La verdadera evangelización comienza al conocer y abrazar al Señor y los dones que Él nos ha confiado. Como el Papa Francisco nos recuerda en Evangelii Gaudium: “La Iglesia en salida es la comunidad de discípulos misioneros… la comunidad evangelizadora experimenta que el Señor tomó la iniciativa, la ha «primereado» en el amor” (EG 24).
Nuestra Diócesis está adoptando medidas para responder a las necesidades identificadas a través del sínodo. Sin embargo, una renovación real exige más que políticas—requiere la transformación de los corazones. San Pablo nos exhorta: “No se acomoden a este mundo, al contrario, transfórmense mediante la renovación de la mente” (Rom 12,2). Que nuestra vida diocesana y parroquial refleje esta conversión interior, arraigada en el amor radical que Cristo derrama en nosotros.
Una Iglesia misionera, enviada por Cristo
Cada uno de nosotros tiene un papel único en proclamar a Cristo. Nuestra misión—arraigada en nuestra vocación y circunstancias—es llevar al Señor Resucitado al mundo.

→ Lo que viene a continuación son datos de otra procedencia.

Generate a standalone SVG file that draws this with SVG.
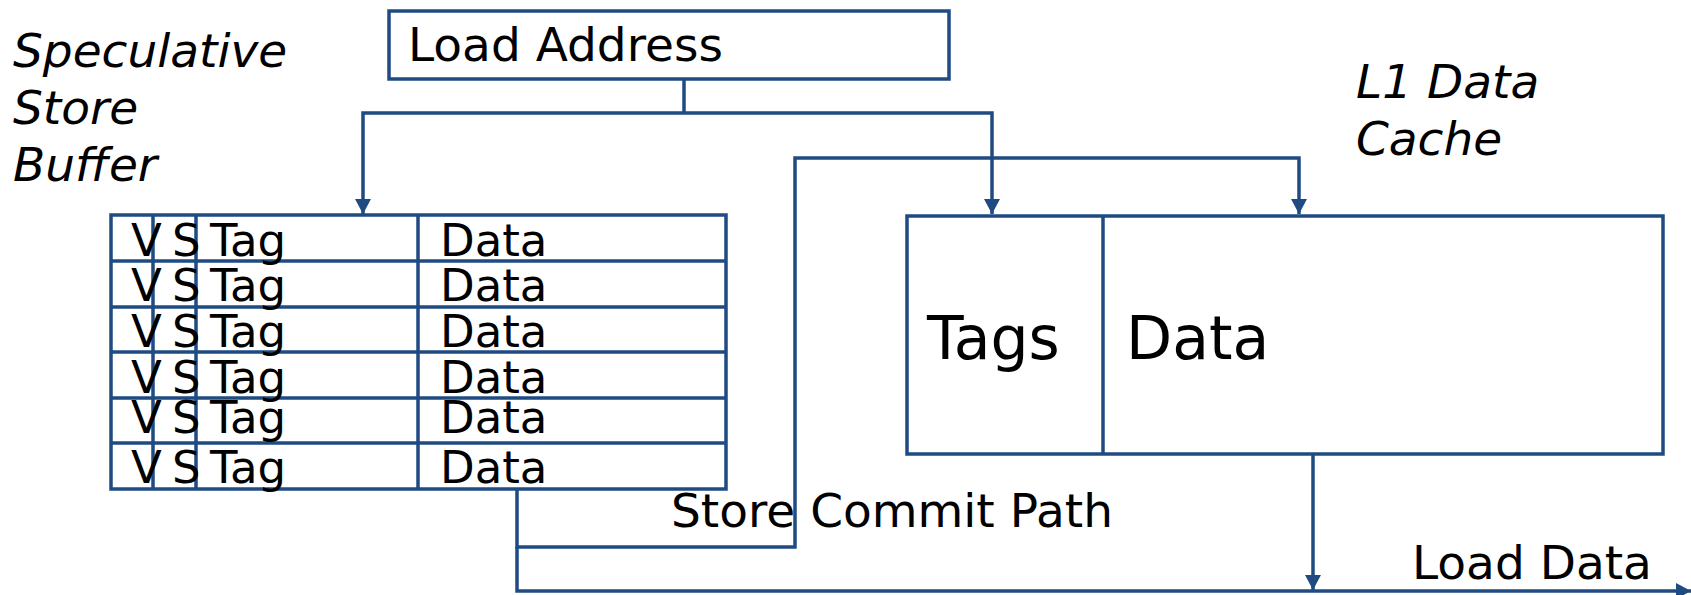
<svg xmlns="http://www.w3.org/2000/svg" width="1691" height="595" viewBox="0 0 1691 595">
  <style>
    .box { fill: #ffffff; stroke: #1f4b82; stroke-width: 3.5; }
    .div { fill: none; stroke: #1f4b82; stroke-width: 3.5; }
    .wire { fill: none; stroke: #1f4b82; stroke-width: 3.5; stroke-linejoin: miter; }
    .t { font-family: "DejaVu Sans", Verdana, sans-serif; fill: #000000; }
    .lbl { font-size: 47px; }
    .cell { font-size: 45px; }
    .big { font-size: 60px; }
    .it { font-style: italic; font-size: 47px; }
  </style>
  <defs>
    <marker id="arrow" markerUnits="userSpaceOnUse" markerWidth="16" markerHeight="16" refX="15" refY="8" orient="auto">
      <path d="M0,0 L15,8 L0,16 Z" fill="#1f4b82"/>
    </marker>
  </defs>

  <rect width="1691" height="595" fill="#ffffff"/>

  <!-- captions -->
  <g id="caption-ssb">
    <text class="t it" x="13" y="67">Speculative</text>
    <text class="t it" x="13" y="124">Store</text>
    <text class="t it" x="13" y="181">Buffer</text>
  </g>
  <g id="caption-l1">
    <text class="t it" x="1356" y="98">L1 Data</text>
    <text class="t it" x="1356" y="155">Cache</text>
  </g>

  <!-- load address register -->
  <g id="load-address">
    <rect class="box" x="389" y="11" width="560" height="68"/>
    <text class="t lbl" x="408" y="61">Load Address</text>
  </g>

  <!-- speculative store buffer: six entries of V, S, Tag, Data -->
  <g id="store-buffer">
    <rect class="box" x="111" y="215" width="615" height="274"/>
    <path class="div" d="M111,261 H726 M111,307 H726 M111,352 H726 M111,398 H726 M111,443 H726"/>
    <path class="div" d="M153,215 V489 M196,215 V489 M418,215 V489"/>
    <g class="t cell">
      <text x="131" y="256">V</text><text x="172" y="256">S</text><text x="210" y="256">Tag</text><text x="440" y="256">Data</text>
      <text x="131" y="301">V</text><text x="172" y="301">S</text><text x="210" y="301">Tag</text><text x="440" y="301">Data</text>
      <text x="131" y="347">V</text><text x="172" y="347">S</text><text x="210" y="347">Tag</text><text x="440" y="347">Data</text>
      <text x="131" y="393">V</text><text x="172" y="393">S</text><text x="210" y="393">Tag</text><text x="440" y="393">Data</text>
      <text x="131" y="433">V</text><text x="172" y="433">S</text><text x="210" y="433">Tag</text><text x="440" y="433">Data</text>
      <text x="131" y="483">V</text><text x="172" y="483">S</text><text x="210" y="483">Tag</text><text x="440" y="483">Data</text>
    </g>
  </g>

  <!-- L1 data cache -->
  <g id="l1-cache">
    <rect class="box" x="907" y="216" width="756" height="238"/>
    <path class="div" d="M1103,216 V454"/>
    <text class="t big" x="927" y="359">Tags</text>
    <text class="t big" x="1126" y="359">Data</text>
  </g>

  <!-- connectors -->
  <g id="connectors">
    <path class="wire" d="M684,79 V113"/>
    <path class="wire" d="M684,113 H363 V214" marker-end="url(#arrow)"/>
    <path class="wire" d="M684,113 H992 V214" marker-end="url(#arrow)"/>
    <!-- store commit path -->
    <path class="wire" d="M517,489 V547 H795 V158 H1299 V214" marker-end="url(#arrow)"/>
    <!-- load data -->
    <path class="wire" d="M517,547 V591 H1691" marker-end="url(#arrow)"/>
    <path class="wire" d="M1313,454 V590" marker-end="url(#arrow)"/>
  </g>

  <g id="path-labels">
    <text class="t lbl" x="671" y="527">Store Commit Path</text>
    <text class="t lbl" x="1412" y="579">Load Data</text>
  </g>
</svg>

A los clérigos se les confía la tarea de santificar al Pueblo de Dios por medio de los sacramentos y de pastorearlo a través de la predicación y el cuidado pastoral. Los laicos también están llamados a difundir el Evangelio en la vida cotidiana—a través de actos de caridad, viviendo una fidelidad alegre y dando testimonio. Como se señala en Apostolicam Actuositatem, los laicos deben crecer en amor a su propia diócesis y a su parroquia, estando siempre dispuestos a apoyar y colaborar con su misión.
La misión de la Iglesia no puede ser exitosa sin su participación activa. Sus dones, cuando son recibidos y cultivados, los capacitan para servir a la Iglesia y edificar el Cuerpo de Cristo: “A cada uno… se le otorga la manifestación del Espíritu para común utilidad” (Lumen Gentium, 12).
Dios suele obrar de maneras inesperadas. Debemos permanecer abiertos a su divina voluntad y atentos a los impulsos del Espíritu Santo. Ahora es el momento de avanzar juntos, como una sola Iglesia, una sola Diócesis, guiados por el Espíritu Santo.
Que nunca olvidemos las palabras del Señor Resucitado: “La paz esté con ustedes. Como el Padre me envió, así los envío a ustedes” (Juan 20,21).